Economic pendulum swings lower
Published 12:22 am Saturday, October 11, 2008
It’s here. Can you feel it? The dreaded “R” word. Recession. Doomsday. Armageddon. Apocalypse Now.
Most economists now believe the United States – nay, the entire global economy – has entered into a recession, defined as a significant decline in economic activity for more than a few months that affects, well, just about everything.
Jobs. Industrial production. Retail sales.

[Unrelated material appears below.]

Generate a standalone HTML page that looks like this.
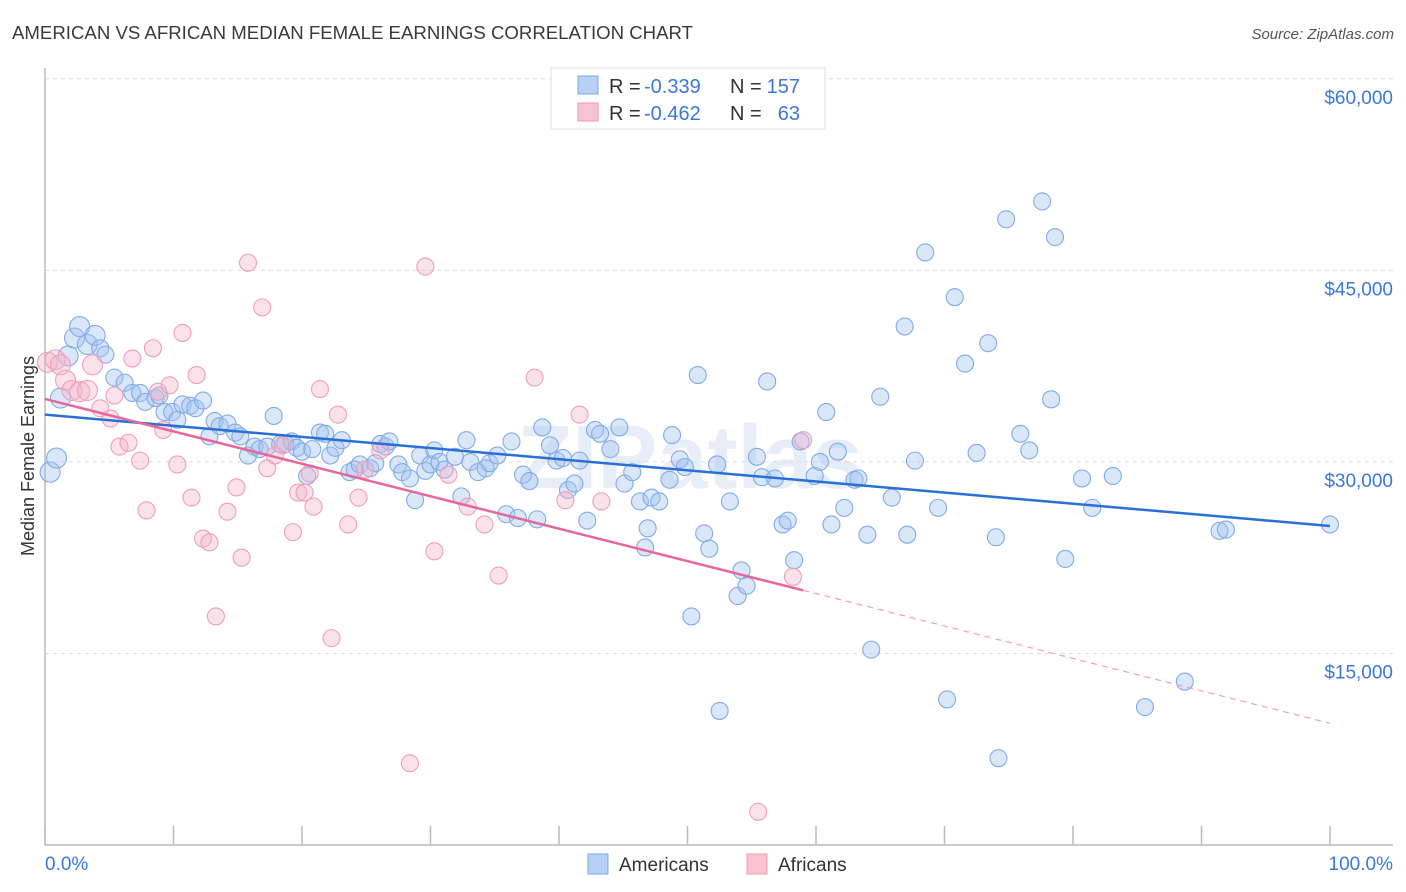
<!DOCTYPE html>
<html><head><meta charset="utf-8"><style>
body{margin:0;background:#fff;font-family:"Liberation Sans",sans-serif;}
svg{display:block}
</style></head><body>
<svg id="chart" width="1406" height="892" xmlns="http://www.w3.org/2000/svg">
<text x="12" y="39" font-size="18" fill="#3a3a3a" textLength="681" lengthAdjust="spacingAndGlyphs">AMERICAN VS AFRICAN MEDIAN FEMALE EARNINGS CORRELATION CHART</text>
<text x="1394" y="39" font-size="15" fill="#555" font-style="italic" text-anchor="end">Source: ZipAtlas.com</text>
<text x="690" y="488" font-size="90" fill="#e8eef8" font-weight="bold" text-anchor="middle">ZIPatlas</text>
<g id="grid"></g>
<g id="axes"></g>
<g id="pts"></g>
<g id="trend"></g>
<text transform="translate(34,456) rotate(-90)" font-size="18" fill="#333" text-anchor="middle">Median Female Earnings</text>
<g>
<rect x="551" y="68" width="274" height="61" fill="#fff" stroke="#ddd"/>
<rect x="578" y="76" width="20" height="18" fill="#b7d0f3" stroke="#7fa7e3"/>
<text x="609" y="93" font-size="20" fill="#333">R =</text>
<text x="644" y="93" font-size="20" fill="#3b78d8">-0.339</text>
<text x="730" y="93" font-size="20" fill="#333">N =</text>
<text x="800" y="93" font-size="20" fill="#3b78d8" text-anchor="end">157</text>
<rect x="578" y="103" width="20" height="18" fill="#f7c3d3" stroke="#ec9ab5"/>
<text x="609" y="120" font-size="20" fill="#333">R =</text>
<text x="644" y="120" font-size="20" fill="#3b78d8">-0.462</text>
<text x="730" y="120" font-size="20" fill="#333">N =</text>
<text x="800" y="120" font-size="20" fill="#3b78d8" text-anchor="end">63</text>
</g>
<g>
<rect x="588" y="854" width="20" height="20" fill="#b7d0f3" stroke="#7fa7e3"/>
<text x="619" y="871" font-size="19" fill="#333">Americans</text></g>
<g>
<rect x="747" y="854" width="20" height="20" fill="#f7c3d3" stroke="#ec9ab5"/>
<text x="778" y="871" font-size="19" fill="#333">Africans</text></g>
</svg>
<script>
const blueX=[0.4,0.9,1.2,1.8,2.3,2.7,3.3,3.9,4.3,4.7,5.4,6.2,6.8,7.4,7.8,8.6,8.9,9.3,9.9,10.3,10.7,11.3,11.7,12.3,12.8,13.2,13.6,14.2,14.8,15.2,15.8,16.3,16.7,17.3,17.8,18.3,18.7,19.2,19.6,20.0,20.4,20.8,21.4,21.8,22.2,22.6,23.1,23.7,24.1,24.5,25.3,25.7,26.1,26.5,26.8,27.5,27.8,28.4,28.8,29.2,29.6,30.0,30.3,30.7,31.1,31.9,32.4,32.8,33.1,33.7,34.3,34.6,35.2,35.9,36.3,36.8,37.2,37.7,38.3,38.7,39.3,39.8,40.3,40.7,41.2,41.6,42.2,42.8,43.2,44.0,44.7,45.1,45.7,46.3,46.7,46.9,47.2,47.8,48.6,48.8,49.4,49.8,50.3,50.8,51.3,51.7,52.3,52.5,53.3,53.9,54.2,54.6,55.4,55.8,56.2,56.8,57.4,57.8,58.3,58.8,59.9,60.3,60.8,61.2,61.7,62.2,63.0,63.3,64.0,64.3,65.0,65.9,66.9,67.1,67.7,68.5,69.5,70.2,70.8,71.6,72.5,73.4,74.0,74.2,74.8,75.9,76.6,77.6,78.3,78.6,79.4,80.7,81.5,83.1,85.6,88.7,91.4,91.9,100];
const blueY=[29.2,30.3,35.0,38.3,39.7,40.6,39.2,39.9,38.9,38.4,36.6,36.2,35.4,35.4,34.7,35.0,35.2,33.9,33.9,33.3,34.5,34.4,34.2,34.8,32.0,33.2,32.8,33.0,32.3,32.0,30.5,31.2,31.0,31.2,33.6,31.4,31.4,31.6,31.1,30.8,28.9,31.0,32.3,32.2,30.5,31.1,31.7,29.2,29.4,29.8,29.5,29.9,31.4,31.2,31.6,29.8,29.2,28.7,27.0,30.5,29.3,29.8,30.9,30.0,29.4,30.4,27.3,31.7,30.0,29.2,29.5,29.9,30.5,25.9,31.6,25.6,29.0,28.5,25.5,32.7,31.3,30.1,30.3,27.8,28.3,30.1,25.4,32.5,32.2,31.0,32.7,28.3,29.2,26.9,23.3,24.8,27.2,26.9,28.6,32.1,30.2,29.6,17.9,36.8,24.4,23.2,29.8,10.5,26.9,19.5,21.5,20.3,30.4,28.8,36.3,28.7,25.1,25.4,22.3,31.6,28.9,30.0,33.9,25.1,30.8,26.4,28.6,28.7,24.3,15.3,35.1,27.2,40.6,24.3,30.1,46.4,26.4,11.4,42.9,37.7,30.7,39.3,24.1,6.8,49.0,32.2,30.9,50.4,34.9,47.6,22.4,28.7,26.4,28.9,10.8,12.8,24.6,24.7,25.1];
const pinkX=[0.2,0.8,1.2,1.6,2.1,2.7,3.3,3.7,4.3,5.1,5.4,5.8,6.5,6.8,7.4,7.9,8.4,8.8,9.2,9.7,10.3,10.7,11.4,11.8,12.3,12.8,13.3,14.2,14.9,15.3,15.8,16.9,17.3,17.9,18.5,19.3,19.7,20.2,20.6,20.9,21.4,22.3,22.8,23.6,24.4,24.9,26.1,28.4,29.6,30.3,31.4,32.9,34.2,35.3,38.1,40.5,41.6,43.3,55.5,58.2,59.0];
const pinkY=[37.8,38.0,37.6,36.4,35.6,35.5,35.6,37.6,34.2,33.4,35.2,31.2,31.5,38.1,30.1,26.2,38.9,35.5,32.5,36.0,29.8,40.1,27.2,36.8,24.0,23.7,17.9,26.1,28.0,22.5,45.6,42.1,29.5,30.5,31.3,24.5,27.6,27.6,29.1,26.5,35.7,16.2,33.7,25.1,27.2,29.4,30.9,6.4,45.3,23.0,29.0,26.5,25.1,21.1,36.6,27.0,33.7,26.9,2.6,21.0,31.7];
const yTicks=[15000,30000,45000,60000];
const yTickLabels=["$15,000","$30,000","$45,000","$60,000"];
const xTicks=[0,10,20,30,40,50,60,70,80,90,100];
const NS="http://www.w3.org/2000/svg";
const X=v=>45+v*12.85;
const Y=v=>845-v/1000*12.77;
function mk(tag,attrs,parent){const e=document.createElementNS(NS,tag);for(const k in attrs)e.setAttribute(k,attrs[k]);parent.appendChild(e);return e;}
const grid=document.getElementById('grid'),axes=document.getElementById('axes');
yTicks.forEach((t,i)=>{
 const l=mk('line',{x1:45,x2:1393,y1:Y(t),y2:Y(t),stroke:'#dcdcdc','stroke-dasharray':'4,4'},grid);
 
 
 const tx=mk('text',{x:1393,y:Y(t)+25,'font-size':19,fill:'#3b78d8','text-anchor':'end'},axes);
 tx.textContent=yTickLabels[i];
 
 
});
mk('line',{x1:45,x2:45,y1:68,y2:845,stroke:'#bbb','stroke-width':1.5},axes);
mk('line',{x1:45,x2:1393,y1:845,y2:845,stroke:'#bbb','stroke-width':1.5},axes);
xTicks.forEach(t=>{const l=mk('line',{x1:X(t),x2:X(t),y1:826,y2:845,stroke:'#bbb','stroke-width':1.5},axes);
 
 });
const x0=mk('text',{x:45,y:870,'font-size':19,fill:'#3b78d8'},axes);x0.textContent='0.0%';


const x1=mk('text',{x:1393,y:870,'font-size':19,fill:'#3b78d8','text-anchor':'end'},axes);x1.textContent='100.0%';


const pts=document.getElementById('pts');
function draw(xs,ys,fill,stroke,name){xs.forEach((x,i)=>{
 const r=x<4?10:8.5;
 const c=mk('circle',{cx:X(x),cy:Y(ys[i]*1000),r:r,fill:fill,stroke:stroke,'stroke-width':1.1},pts);
 
 });}
draw(blueX,blueY,'rgba(160,195,240,0.4)','#82abe6','american-point');
draw(pinkX,pinkY,'rgba(246,180,202,0.4)','#ee9fba','african-point');
function fit(xs,ys){const n=xs.length;let sx=0,sy=0,sxx=0,sxy=0;for(let i=0;i<n;i++){sx+=xs[i];sy+=ys[i];sxx+=xs[i]*xs[i];sxy+=xs[i]*ys[i];}
 const b=(n*sxy-sx*sy)/(n*sxx-sx*sx);return [(sy-b*sx)/n,b];}
const tr=document.getElementById('trend');
const [ab,bb]=fit(blueX,blueY);
const bl=mk('line',{x1:X(0),y1:Y(ab*1000),x2:X(100),y2:Y((ab+bb*100)*1000),stroke:'#2a6fd6','stroke-width':2.5},tr);


const [ap,bp]=fit(pinkX,pinkY);const pm=Math.max(...pinkX);
const pl=mk('line',{x1:X(0),y1:Y(ap*1000),x2:X(pm),y2:Y((ap+bp*pm)*1000),stroke:'#e8679a','stroke-width':2.5},tr);


const pd=mk('line',{x1:X(pm),y1:Y((ap+bp*pm)*1000),x2:X(100),y2:Y((ap+bp*100)*1000),stroke:'#eea0bd','stroke-width':1.2,'stroke-dasharray':'6,5'},tr);


</script>
</body></html>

The stock market.
As evidence to that fact, the market plummeted this week, falling below 9,000 points for the first time in five years.
This, after President Bush clamored for – and subsequently received – a $700 billion bailout of Wall Street, a bill footed by me, you, he, she, her, him, and all the unborn babies in the United States for the next hundred years.

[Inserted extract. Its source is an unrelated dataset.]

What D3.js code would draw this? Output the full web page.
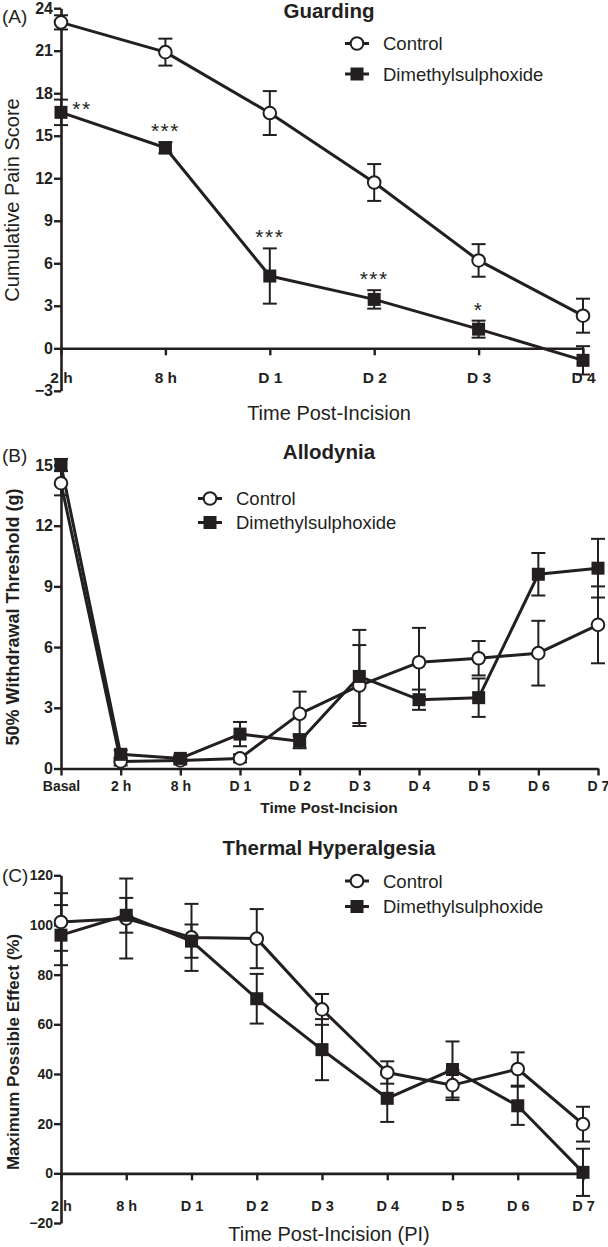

The thing is: We all saw this coming. From the cesspool we called a housing market to energy prices as unpredictable as a Mexican jumping bean to watching global financial firms like Lehman Brothers Holdings go belly-up.
We should have known. We should have been prepared. No surprises.
It’s the law of gravity.
What goes up has just got to come down.
Credit – cheap and wide – was our intoxicant. America’s economy was a house of cards; one flinch of a wrist, one shallow breath, one nudge off the table, and down it comes.
Like it or not, we are part of the problem.
Yet, still, I’m sure the majority of the middle class – of which I am a part of – would not have the audacity shown by executives at American International Group (AIG, Inc.).
Just a few weeks after being bailed out by a government loan (i.e. my money, your money) to the tune of $123 billion, these suits spent an estimated $440,000 for a posh retreat at St. Regis Resort in California, including $150,000 for food and $23,000 for spa treatments.
They’re even paying one of their executives – who helped lead the insurance firm into its current mess – $1 million a month in consultation fees.
In situations like this, it’s too bad the guillotine was outlawed.